— Request —
Leaving out every picture, retype the lines below from the top through the one that contains "[7.9, 8.7, 8.9, 9.2, 9.0, 9.2, 9.3, 9.5, 10.2, 9.3, 8.3]]".

....

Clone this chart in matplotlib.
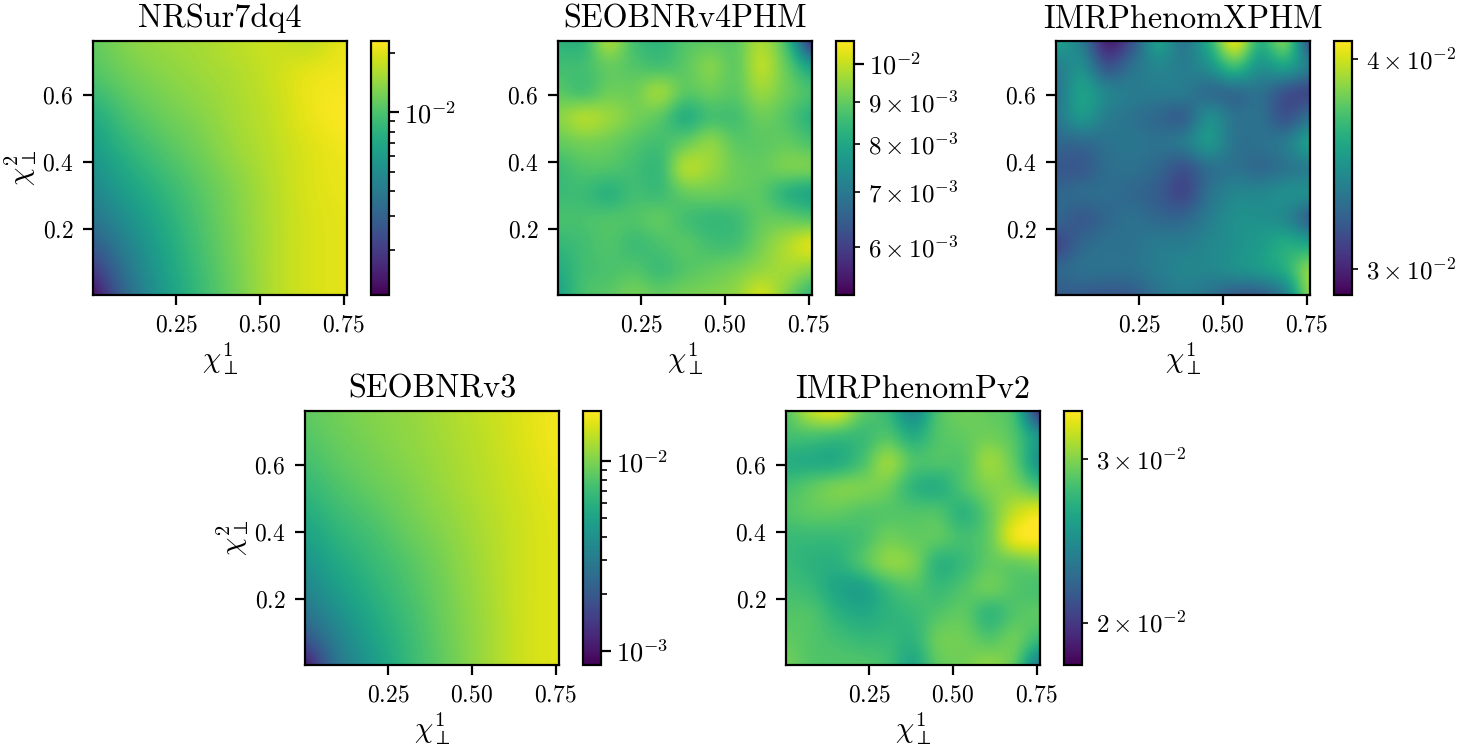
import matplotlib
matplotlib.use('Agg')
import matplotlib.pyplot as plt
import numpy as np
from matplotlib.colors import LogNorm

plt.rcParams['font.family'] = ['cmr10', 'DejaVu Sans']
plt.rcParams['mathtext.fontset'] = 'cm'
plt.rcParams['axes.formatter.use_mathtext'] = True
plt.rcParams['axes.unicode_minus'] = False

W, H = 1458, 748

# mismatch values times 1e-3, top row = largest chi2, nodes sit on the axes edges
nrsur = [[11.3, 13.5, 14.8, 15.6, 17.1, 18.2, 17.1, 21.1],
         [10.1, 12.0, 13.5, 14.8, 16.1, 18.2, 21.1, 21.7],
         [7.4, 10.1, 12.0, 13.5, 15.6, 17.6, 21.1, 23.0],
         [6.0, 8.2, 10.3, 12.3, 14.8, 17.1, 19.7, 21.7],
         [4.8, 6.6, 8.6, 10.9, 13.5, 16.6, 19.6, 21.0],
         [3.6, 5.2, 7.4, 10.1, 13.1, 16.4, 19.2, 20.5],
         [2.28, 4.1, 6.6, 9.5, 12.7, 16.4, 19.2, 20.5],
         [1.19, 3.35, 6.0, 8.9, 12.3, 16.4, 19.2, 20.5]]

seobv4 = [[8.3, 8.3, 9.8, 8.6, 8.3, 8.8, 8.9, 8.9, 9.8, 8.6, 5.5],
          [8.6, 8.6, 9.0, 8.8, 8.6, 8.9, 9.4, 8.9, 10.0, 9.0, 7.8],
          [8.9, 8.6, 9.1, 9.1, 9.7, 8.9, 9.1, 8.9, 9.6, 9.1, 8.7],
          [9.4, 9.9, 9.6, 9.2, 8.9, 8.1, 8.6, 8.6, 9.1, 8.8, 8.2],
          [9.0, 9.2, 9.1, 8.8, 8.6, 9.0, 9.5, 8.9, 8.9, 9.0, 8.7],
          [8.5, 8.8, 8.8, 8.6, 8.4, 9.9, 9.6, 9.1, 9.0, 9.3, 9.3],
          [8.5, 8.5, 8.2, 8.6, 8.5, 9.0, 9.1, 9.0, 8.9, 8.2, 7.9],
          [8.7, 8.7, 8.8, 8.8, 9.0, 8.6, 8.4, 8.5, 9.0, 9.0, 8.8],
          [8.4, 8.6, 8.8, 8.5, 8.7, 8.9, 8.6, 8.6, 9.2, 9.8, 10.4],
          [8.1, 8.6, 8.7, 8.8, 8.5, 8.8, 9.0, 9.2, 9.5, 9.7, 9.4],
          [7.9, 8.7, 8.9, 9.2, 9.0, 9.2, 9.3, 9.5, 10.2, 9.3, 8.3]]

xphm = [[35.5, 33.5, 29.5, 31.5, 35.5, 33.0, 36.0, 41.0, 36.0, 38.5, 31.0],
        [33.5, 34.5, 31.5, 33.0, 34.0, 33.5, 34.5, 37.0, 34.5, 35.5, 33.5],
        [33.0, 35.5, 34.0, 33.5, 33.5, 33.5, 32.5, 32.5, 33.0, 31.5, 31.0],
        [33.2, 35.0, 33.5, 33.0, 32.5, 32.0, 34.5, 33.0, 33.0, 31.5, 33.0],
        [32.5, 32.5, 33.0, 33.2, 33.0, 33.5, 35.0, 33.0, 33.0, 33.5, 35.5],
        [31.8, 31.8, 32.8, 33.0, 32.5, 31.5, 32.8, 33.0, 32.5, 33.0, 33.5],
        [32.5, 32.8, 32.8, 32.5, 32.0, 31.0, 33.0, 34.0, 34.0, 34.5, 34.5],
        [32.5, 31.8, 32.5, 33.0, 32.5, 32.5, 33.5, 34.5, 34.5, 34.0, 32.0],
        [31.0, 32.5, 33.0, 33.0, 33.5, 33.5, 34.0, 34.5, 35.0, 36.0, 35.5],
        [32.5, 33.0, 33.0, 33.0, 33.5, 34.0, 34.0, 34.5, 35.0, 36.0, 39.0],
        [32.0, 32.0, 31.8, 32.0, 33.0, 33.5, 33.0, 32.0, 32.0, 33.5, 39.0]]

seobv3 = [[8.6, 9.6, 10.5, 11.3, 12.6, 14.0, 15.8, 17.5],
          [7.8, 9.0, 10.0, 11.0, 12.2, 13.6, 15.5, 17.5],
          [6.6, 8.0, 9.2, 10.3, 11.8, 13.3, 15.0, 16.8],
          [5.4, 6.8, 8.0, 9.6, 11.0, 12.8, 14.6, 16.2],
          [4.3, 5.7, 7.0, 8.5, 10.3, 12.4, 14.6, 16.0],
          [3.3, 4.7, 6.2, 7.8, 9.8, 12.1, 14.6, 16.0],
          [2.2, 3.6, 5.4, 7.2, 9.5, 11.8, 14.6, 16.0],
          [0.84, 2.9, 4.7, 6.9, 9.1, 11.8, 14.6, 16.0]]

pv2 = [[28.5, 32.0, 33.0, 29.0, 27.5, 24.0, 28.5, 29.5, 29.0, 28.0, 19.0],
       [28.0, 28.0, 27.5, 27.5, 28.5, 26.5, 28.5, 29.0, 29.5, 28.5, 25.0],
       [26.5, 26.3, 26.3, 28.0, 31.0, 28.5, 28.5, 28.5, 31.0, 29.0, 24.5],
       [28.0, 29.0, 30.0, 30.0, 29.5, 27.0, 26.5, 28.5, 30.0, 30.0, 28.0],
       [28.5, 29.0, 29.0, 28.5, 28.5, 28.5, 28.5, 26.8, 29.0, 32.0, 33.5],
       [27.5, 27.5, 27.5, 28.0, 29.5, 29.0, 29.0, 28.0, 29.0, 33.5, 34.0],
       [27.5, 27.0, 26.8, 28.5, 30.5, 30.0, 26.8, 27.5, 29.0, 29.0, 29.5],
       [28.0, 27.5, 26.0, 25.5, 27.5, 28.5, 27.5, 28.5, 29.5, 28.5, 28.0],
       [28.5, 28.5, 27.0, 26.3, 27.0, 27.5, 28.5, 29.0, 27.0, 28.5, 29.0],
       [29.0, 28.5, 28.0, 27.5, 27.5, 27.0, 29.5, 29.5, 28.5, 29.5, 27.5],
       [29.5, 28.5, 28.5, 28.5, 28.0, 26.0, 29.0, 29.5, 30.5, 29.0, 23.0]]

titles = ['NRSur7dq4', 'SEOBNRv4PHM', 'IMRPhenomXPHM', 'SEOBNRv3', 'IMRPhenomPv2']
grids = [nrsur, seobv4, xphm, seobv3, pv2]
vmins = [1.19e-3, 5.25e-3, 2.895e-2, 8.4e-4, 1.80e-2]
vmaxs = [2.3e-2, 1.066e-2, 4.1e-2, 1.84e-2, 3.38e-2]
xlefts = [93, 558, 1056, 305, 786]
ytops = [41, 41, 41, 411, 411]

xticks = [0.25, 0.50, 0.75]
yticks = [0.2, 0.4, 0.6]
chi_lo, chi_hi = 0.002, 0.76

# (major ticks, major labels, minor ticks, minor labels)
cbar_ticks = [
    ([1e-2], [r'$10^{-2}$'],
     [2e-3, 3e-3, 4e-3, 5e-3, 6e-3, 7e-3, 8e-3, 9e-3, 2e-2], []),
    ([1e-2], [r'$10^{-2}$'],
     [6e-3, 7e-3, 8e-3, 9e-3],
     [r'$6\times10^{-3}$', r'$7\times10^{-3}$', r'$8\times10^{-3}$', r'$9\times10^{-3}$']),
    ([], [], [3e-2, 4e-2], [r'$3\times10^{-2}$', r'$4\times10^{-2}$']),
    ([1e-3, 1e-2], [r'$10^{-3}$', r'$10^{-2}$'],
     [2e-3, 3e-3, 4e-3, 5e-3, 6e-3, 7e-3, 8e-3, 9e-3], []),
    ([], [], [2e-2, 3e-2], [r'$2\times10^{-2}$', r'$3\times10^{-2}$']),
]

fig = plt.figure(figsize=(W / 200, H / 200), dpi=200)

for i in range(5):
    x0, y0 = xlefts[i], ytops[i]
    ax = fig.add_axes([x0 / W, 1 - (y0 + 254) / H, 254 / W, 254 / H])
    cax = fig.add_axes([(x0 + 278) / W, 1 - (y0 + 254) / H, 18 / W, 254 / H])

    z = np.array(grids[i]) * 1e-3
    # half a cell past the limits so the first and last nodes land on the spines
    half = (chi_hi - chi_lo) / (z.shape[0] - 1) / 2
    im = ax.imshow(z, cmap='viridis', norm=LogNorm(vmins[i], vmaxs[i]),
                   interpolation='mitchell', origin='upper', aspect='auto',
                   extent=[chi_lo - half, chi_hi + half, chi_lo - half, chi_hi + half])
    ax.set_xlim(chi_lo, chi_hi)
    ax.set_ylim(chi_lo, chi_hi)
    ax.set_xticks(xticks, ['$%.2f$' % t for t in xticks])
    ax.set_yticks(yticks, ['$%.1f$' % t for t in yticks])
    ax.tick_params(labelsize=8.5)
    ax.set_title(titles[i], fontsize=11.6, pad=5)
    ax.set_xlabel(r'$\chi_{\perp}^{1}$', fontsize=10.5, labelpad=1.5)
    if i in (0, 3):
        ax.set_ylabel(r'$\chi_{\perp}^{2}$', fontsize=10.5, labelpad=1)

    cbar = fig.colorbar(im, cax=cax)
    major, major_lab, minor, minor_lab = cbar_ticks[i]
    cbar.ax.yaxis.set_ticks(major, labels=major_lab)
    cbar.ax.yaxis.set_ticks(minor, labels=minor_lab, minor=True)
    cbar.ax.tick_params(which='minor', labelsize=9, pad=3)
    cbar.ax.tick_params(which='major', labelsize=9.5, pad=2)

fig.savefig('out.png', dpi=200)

....

— Solution to this task —
Clone this chart in matplotlib.
import matplotlib
matplotlib.use('Agg')
import matplotlib.pyplot as plt
import numpy as np
from matplotlib.colors import LogNorm

plt.rcParams['font.family'] = ['cmr10', 'DejaVu Sans']
plt.rcParams['mathtext.fontset'] = 'cm'
plt.rcParams['axes.formatter.use_mathtext'] = True
plt.rcParams['axes.unicode_minus'] = False

W, H = 1458, 748

# mismatch values times 1e-3, top row = largest chi2, nodes sit on the axes edges
nrsur = [[11.3, 13.5, 14.8, 15.6, 17.1, 18.2, 17.1, 21.1],
         [10.1, 12.0, 13.5, 14.8, 16.1, 18.2, 21.1, 21.7],
         [7.4, 10.1, 12.0, 13.5, 15.6, 17.6, 21.1, 23.0],
         [6.0, 8.2, 10.3, 12.3, 14.8, 17.1, 19.7, 21.7],
         [4.8, 6.6, 8.6, 10.9, 13.5, 16.6, 19.6, 21.0],
         [3.6, 5.2, 7.4, 10.1, 13.1, 16.4, 19.2, 20.5],
         [2.28, 4.1, 6.6, 9.5, 12.7, 16.4, 19.2, 20.5],
         [1.19, 3.35, 6.0, 8.9, 12.3, 16.4, 19.2, 20.5]]

seobv4 = [[8.3, 8.3, 9.8, 8.6, 8.3, 8.8, 8.9, 8.9, 9.8, 8.6, 5.5],
          [8.6, 8.6, 9.0, 8.8, 8.6, 8.9, 9.4, 8.9, 10.0, 9.0, 7.8],
          [8.9, 8.6, 9.1, 9.1, 9.7, 8.9, 9.1, 8.9, 9.6, 9.1, 8.7],
          [9.4, 9.9, 9.6, 9.2, 8.9, 8.1, 8.6, 8.6, 9.1, 8.8, 8.2],
          [9.0, 9.2, 9.1, 8.8, 8.6, 9.0, 9.5, 8.9, 8.9, 9.0, 8.7],
          [8.5, 8.8, 8.8, 8.6, 8.4, 9.9, 9.6, 9.1, 9.0, 9.3, 9.3],
          [8.5, 8.5, 8.2, 8.6, 8.5, 9.0, 9.1, 9.0, 8.9, 8.2, 7.9],
          [8.7, 8.7, 8.8, 8.8, 9.0, 8.6, 8.4, 8.5, 9.0, 9.0, 8.8],
          [8.4, 8.6, 8.8, 8.5, 8.7, 8.9, 8.6, 8.6, 9.2, 9.8, 10.4],
          [8.1, 8.6, 8.7, 8.8, 8.5, 8.8, 9.0, 9.2, 9.5, 9.7, 9.4],
          [7.9, 8.7, 8.9, 9.2, 9.0, 9.2, 9.3, 9.5, 10.2, 9.3, 8.3]]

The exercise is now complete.